The day before this prayer, Elijah had called fire down from heaven. He had stood alone against 450 prophets of Baal on Mount Carmel and won. He had prayed until rain ended a three-year drought. He had outrun a chariot in the Spirit of God. He was the most supernaturally charged man on the planet.
And now he was under a tree in the desert asking God to let him die.
This is one of the most important sequences in the entire Bible for anyone who has ever experienced burnout, depression, or the specific despair that comes not from failure — but from obedience that cost everything. Elijah didn't collapse because he sinned. He collapsed because he had given all of himself and had nothing left, and then the threat came and the tank was already empty.
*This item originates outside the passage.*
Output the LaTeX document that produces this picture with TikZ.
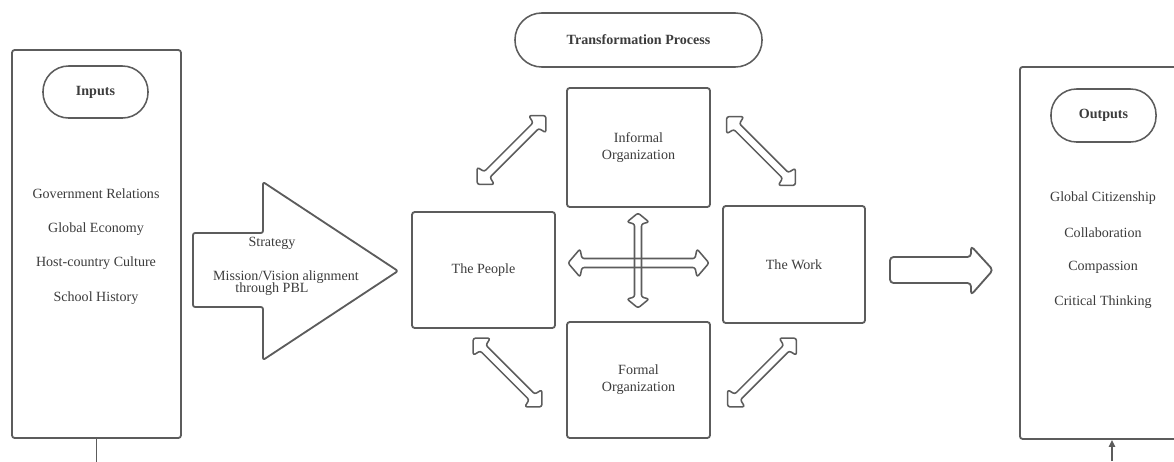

When Jezebel sent the death threat, he ran. A day's journey into the wilderness. And when he had nothing left to run on, he sat under the only shade he could find — a small, scraggly juniper tree — and he prayed to die.
Notice what God did not do. He did not rebuke him. He did not say after everything I did for you, this is how you respond? He did not deliver a sermon on faithfulness. He did not remind Elijah of the fire at Carmel. He sent an angel who touched him and said: Arise and eat.
That's it. Get up. There's food. Cake baked on coals and a cruse of water. God's response to suicidal burnout was a meal. Twice. Arise and eat; because the journey is too great for thee.
The journey is too great for thee. That might be the most compassionate sentence God ever spoke to a prophet. Not you should have managed your energy better. Not a man of your faith shouldn't be here. Just — the road ahead is long, and right now your body needs food before your soul can hear anything else.
God met Elijah's theology problem with a practical solution. Before the still small voice came, before the new assignment, before any of the restoration — there was bread. There was rest. God addressed the body before He addressed the calling.
If you are under the juniper tree right now — burned out, empty, asking God why He hasn't just taken you home — this chapter is for you. God is not disappointed in your exhaustion. He is not tallying your weakness. He is watching you sleep under the tree, and He is already baking the bread.